Addressing these issues requires a consideration of the occupational choices made by young people and how these relate to the socio-economic circumstances of their families, their gender and a variety of other factors. Research has shown the importance of the family context and, in particular to family behaviour as well as families' structural characteristics to understanding educational and employment outcomes for young people (Croll, 1994). It has also shown how, despite the relatively predictable outcomes for many young people they still typically have a strong sense of personal agency (Ball, Maguire and MacCrea, 2000). The paper will analyse the occupational choices of young people, looking at variations connected to gender and the occupations and socio-economic situation of their families. It will also relate these to attitudinal and behavioural characteristics of the young people and the degree of alignment between their educational and educational aspirations.

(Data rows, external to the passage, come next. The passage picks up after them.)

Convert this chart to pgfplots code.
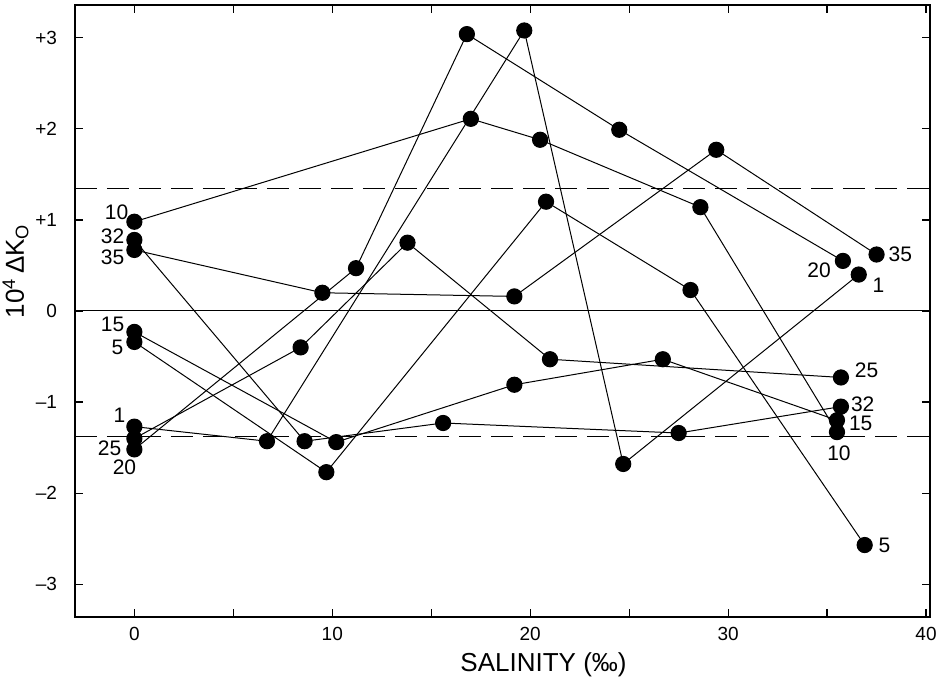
\documentclass[border=0pt]{standalone}
\usepackage{pgfplots}
\pgfplotsset{compat=1.18}
\usepackage{fontspec}
\setmainfont{Liberation Sans}
\begin{document}
\begin{tikzpicture}
\begin{axis}[
  scale only axis, width=427.5pt, height=306pt,
  xmin=-3, xmax=40.2, ymin=-3.36, ymax=3.36,
  xtick={0,5,...,40}, xticklabels={0,,10,,20,,30,,40},
  ytick={-3,-2,-1,0,1,2,3}, yticklabels={\textendash3,\textendash2,\textendash1,0,+1,+2,+3},
  tick align=inside, major tick length=4pt,
  axis line style={line width=0.6pt},
  every tick/.style={black, line width=0.6pt},
  ticklabel style={font=\fontsize{9.5}{11}\selectfont},
  yticklabel style={xshift=-5.5pt},
  xticklabel style={yshift=-1.5pt},
  xlabel={SALINITY (‰)},
  ylabel={10\textsuperscript{4}\,ΔK\textsubscript{O}},
  xlabel style={at={(axis description cs:0.548,-0.0784)}, anchor=center, font=\fontsize{13}{15}\selectfont},
  ylabel style={at={(axis description cs:-0.0695,0.565)}, anchor=center, font=\fontsize{13}{15}\selectfont},
  ser/.style={black, solid, line width=0.5pt, mark=*, mark size=3.8pt, mark options={solid, fill=black, draw=black}},
  clip=false,
]
% reference lines
\addplot[black, line width=0.5pt, mark=none] coordinates {(-3,0) (40.2,0)};
\addplot[black, line width=0.5pt, mark=none, dash pattern=on 11pt off 5pt] coordinates {(-3,1.35) (40.2,1.35)};
\addplot[black, line width=0.5pt, mark=none, dash pattern=on 11pt off 5pt] coordinates {(-3,-1.38) (40.2,-1.38)};
% series (temperature labels)
% 1
\addplot[ser] coordinates {(0,-1.27) (6.7,-1.43) (19.7,3.08) (24.7,-1.68) (36.6,0.40)};
% 5
\addplot[ser] coordinates {(0,-0.34) (9.7,-1.77) (20.8,1.20) (28.1,0.23) (36.9,-2.57)};
% 10
\addplot[ser] coordinates {(0,0.98) (17.0,2.11) (20.5,1.88) (28.6,1.14) (35.5,-1.33)};
% 15
\addplot[ser] coordinates {(0,-0.23) (10.2,-1.44) (19.2,-0.81) (26.7,-0.53) (35.5,-1.20)};
% 20
\addplot[ser] coordinates {(0,-1.52) (11.2,0.47) (16.8,3.04) (24.5,1.99) (35.8,0.55)};
% 25
\addplot[ser] coordinates {(0,-1.40) (8.4,-0.40) (13.8,0.75) (21.0,-0.53) (35.7,-0.73)};
% 32
\addplot[ser] coordinates {(0,0.78) (8.6,-1.43) (15.6,-1.23) (27.5,-1.34) (35.7,-1.05)};
% 35
\addplot[ser] coordinates {(0,0.67) (9.5,0.20) (19.2,0.16) (29.4,1.77) (37.5,0.62)};
% left labels
\begin{scope}[every node/.style={font=\fontsize{10.5}{12}\selectfont, inner sep=0pt}]
\node at (axis cs:-0.9,1.08) {10};
\node at (axis cs:-1.1,0.82) {32};
\node at (axis cs:-1.1,0.59) {35};
\node at (axis cs:-1.1,-0.15) {15};
\node at (axis cs:-0.85,-0.40) {5};
\node at (axis cs:-0.75,-1.15) {1};
\node at (axis cs:-1.25,-1.51) {25};
\node at (axis cs:-0.5,-1.72) {20};
% right labels
\node at (axis cs:38.7,0.62) {35};
\node at (axis cs:34.6,0.45) {20};
\node at (axis cs:37.6,0.28) {1};
\node at (axis cs:37.0,-0.65) {25};
\node at (axis cs:36.8,-1.02) {32};
\node at (axis cs:36.7,-1.23) {15};
\node at (axis cs:35.6,-1.56) {10};
\node at (axis cs:37.9,-2.57) {5};
\end{scope}
\end{axis}
\pgfresetboundingbox
\useasboundingbox ([shift={(-37.5pt,-32pt)}]current axis.south west) rectangle ([shift={(9.5pt,2.5pt)}]current axis.north east);
\end{tikzpicture}
\end{document}
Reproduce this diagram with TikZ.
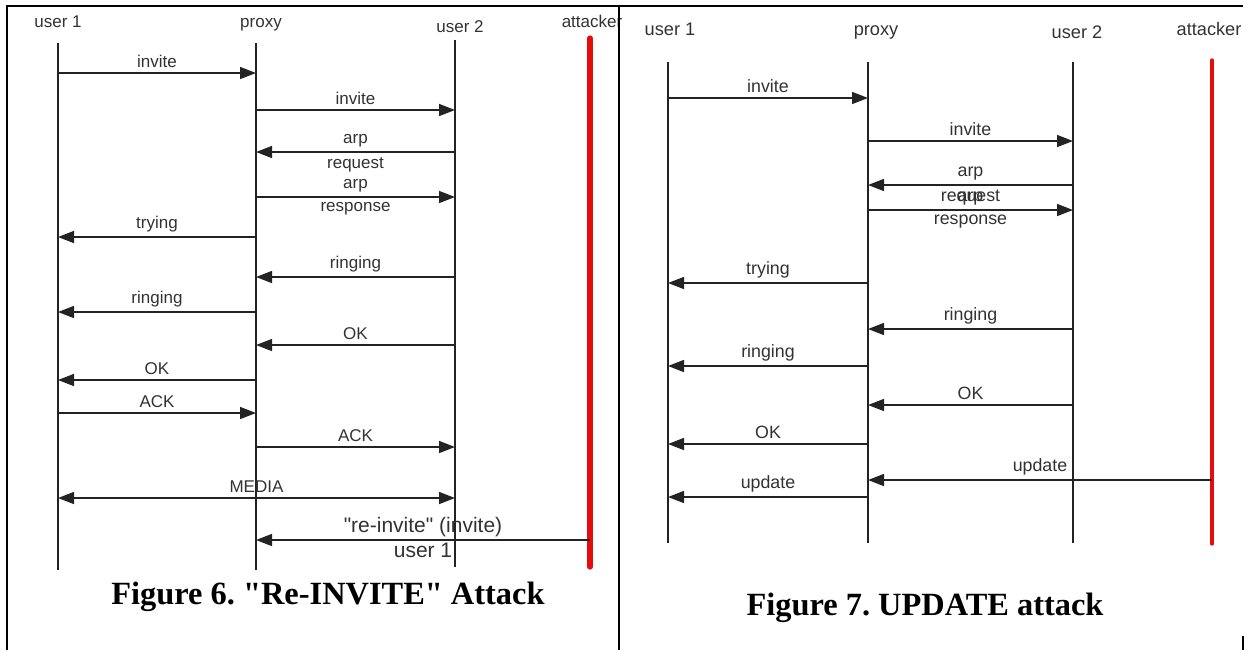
\documentclass[tikz,border=0pt]{standalone}
\usepackage{fontspec}
\setmainfont{Liberation Sans}
\newfontfamily\capfont{Liberation Serif}
\usetikzlibrary{arrows.meta}
\definecolor{attackred}{RGB}{230,12,12}
\definecolor{linegray}{RGB}{35,35,35}
\definecolor{textgray}{RGB}{50,50,50}

\tikzset{
	head/.style={font=\fontsize{8.5}{10}\selectfont, text=textgray, inner sep=0pt, anchor=base},
	rhead/.style={head, font=\fontsize{9.1}{11}\selectfont},
	life/.style={draw=linegray, line width=0.6pt},
	evil/.style={draw=attackred, line width=2.6pt, line cap=round},
	revil/.style={draw=attackred, line width=1.6pt, line cap=round},
	msg/.style={draw=linegray, line width=0.75pt, -{Triangle[length=8pt,width=6pt]}},
	both/.style={msg, {Triangle[length=8pt,width=6pt]}-{Triangle[length=8pt,width=6pt]}},
	lbl/.style={font=\fontsize{8.5}{10}\selectfont, text=textgray, inner sep=2.2pt},
	rlbl/.style={lbl, font=\fontsize{8.9}{10}\selectfont},
	biglbl/.style={lbl, font=\fontsize{10.5}{12}\selectfont},
	frame/.style={draw=black, line width=1pt},
	caption/.style={font=\capfont\bfseries\fontsize{16.2}{19}\selectfont, inner sep=0pt}
}

\begin{document}
\begin{tikzpicture}[x=0.5pt,y=-0.5pt]
	\useasboundingbox (0,0) rectangle (1252,650);

	\node[head] (au1) at (58,27) {user 1};
	\node[head] (apx) at (261,27) {proxy};
	\node[head] (au2) at (460,32) {user 2};
	\node[head] (aat) at (592,27) {attacker};

	\coordinate (au1t) at (58,43);   \coordinate (au1b) at (58,570);
	\coordinate (apxt) at (256,43);  \coordinate (apxb) at (256,570);
	\coordinate (au2t) at (455,40);  \coordinate (au2b) at (455,567);
	\coordinate (aatt) at (590,38);  \coordinate (aatb) at (590,567);

	\draw[life] (au1t) -- (au1b);
	\draw[life] (apxt) -- (apxb);
	\draw[life] (au2t) -- (au2b);
	\draw[evil] (aatt) -- (aatb);

	\draw[msg] (au1t |- 0,73) -- node[lbl, above] {invite} (apxt |- 0,73);
	\draw[msg] (apxt |- 0,110) -- node[lbl, above] {invite} (au2t |- 0,110);
	\draw[msg] (au2t |- 0,152) -- node[lbl, above] {arp} node[lbl, below] {request} (apxt |- 0,152);
	\draw[msg] (apxt |- 0,197) -- node[lbl, above] {arp} node[lbl, below] {response} (au2t |- 0,197);
	\draw[msg] (apxt |- 0,237) -- node[lbl, above] {trying} (au1t |- 0,237);
	\draw[msg] (au2t |- 0,277) -- node[lbl, above] {ringing} (apxt |- 0,277);
	\draw[msg] (apxt |- 0,312) -- node[lbl, above] {ringing} (au1t |- 0,312);
	\draw[msg] (au2t |- 0,345) -- node[lbl, above] {OK} (apxt |- 0,345);
	\draw[msg] (apxt |- 0,380) -- node[lbl, above] {OK} (au1t |- 0,380);
	\draw[msg] (au1t |- 0,413) -- node[lbl, above] {ACK} (apxt |- 0,413);
	\draw[msg] (apxt |- 0,447) -- node[lbl, above] {ACK} (au2t |- 0,447);
	\draw[both] (au1t |- 0,498) -- node[lbl, above] {MEDIA} (au2t |- 0,498);
	\draw[msg] (aatt |- 0,540) -- node[biglbl, above, inner sep=1pt] {\textquotedbl re-invite\textquotedbl{} (invite)} node[biglbl, below, inner sep=1pt] {user 1} (apxt |- 0,540);

	\node[caption] (acap) at (328,597) {Figure 6.\ \textquotedbl Re-INVITE\textquotedbl{} Attack};

	\node[rhead] (bu1) at (670,35) {user 1};
	\node[rhead] (bpx) at (876,35) {proxy};
	\node[rhead] (bu2) at (1077,38) {user 2};
	\node[rhead] (bat) at (1209,35) {attacker};

	\coordinate (bu1t) at (668,62);   \coordinate (bu1b) at (668,543);
	\coordinate (bpxt) at (868,62);   \coordinate (bpxb) at (868,543);
	\coordinate (bu2t) at (1073,62);  \coordinate (bu2b) at (1073,543);
	\coordinate (batt) at (1212,60);  \coordinate (batb) at (1212,544);

	\draw[life] (bu1t) -- (bu1b);
	\draw[life] (bpxt) -- (bpxb);
	\draw[life] (bu2t) -- (bu2b);
	\draw[revil] (batt) -- (batb);

	\draw[msg] (bu1t |- 0,98) -- node[rlbl, above] {invite} (bpxt |- 0,98);
	\draw[msg] (bpxt |- 0,141) -- node[rlbl, above] {invite} (bu2t |- 0,141);
	\draw[msg] (bu2t |- 0,185) -- node[rlbl, above] {arp} node[rlbl, below] {request} (bpxt |- 0,185);
	\draw[msg] (bpxt |- 0,210) -- node[rlbl, above] {arp} node[rlbl, below] {response} (bu2t |- 0,210);
	\draw[msg] (bpxt |- 0,283) -- node[rlbl, above] {trying} (bu1t |- 0,283);
	\draw[msg] (bu2t |- 0,329) -- node[rlbl, above] {ringing} (bpxt |- 0,329);
	\draw[msg] (bpxt |- 0,366) -- node[rlbl, above] {ringing} (bu1t |- 0,366);
	\draw[msg] (bu2t |- 0,405) -- node[rlbl, above] {OK} (bpxt |- 0,405);
	\draw[msg] (bpxt |- 0,444) -- node[rlbl, above] {OK} (bu1t |- 0,444);
	\draw[msg] (batt |- 0,480) -- node[rlbl, above] {update} (bpxt |- 0,480);
	\draw[msg] (bpxt |- 0,497) -- node[rlbl, above] {update} (bu1t |- 0,497);

	\node[caption] (bcap) at (925,608) {Figure 7.\ UPDATE attack};

	\draw[frame] (7,650) -- (7,6) -- (1243,6);
	\draw[frame] (619,6) -- (619,650);
	\draw[frame] (1243,636) -- (1243,650);
\end{tikzpicture}
\end{document}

Methodology: The data presented here come from the British Household Panel Survey (BHPS), a major research resource in which a representative sample of the same 10,000 people have been interviewed annually since 1991. Since 1994 approximately 770 young people aged 11-15 living in sample households have also been interviewed. The BHPS makes possible a unique longitudinal and inter-generational analysis which can: a) consider individual patterns of continuity and change in young people's responses and educational outcomes; and b) relate information about the young people to information about their families. This means that patterns of occupational choice can be related to a variety of other characteristics of young people and to changes in these over time, including educational and employment outcomes.
Conclusions: The results will make it possible to explore the degree of continuity and discontinuity between the occupations of parents and the occupational aspirations of their children. It will show how far aspirations are matched to outcomes post-16 and the alignment between occupational and educational intentions. Differences in these processes between males and females and between young people from different backgrounds will be investigated. The research will contribute to an understanding of inter-generational transmission of patterns of inequality. It will also explore the way that young people's individual afency can be understood in the context of structural influences on inequality.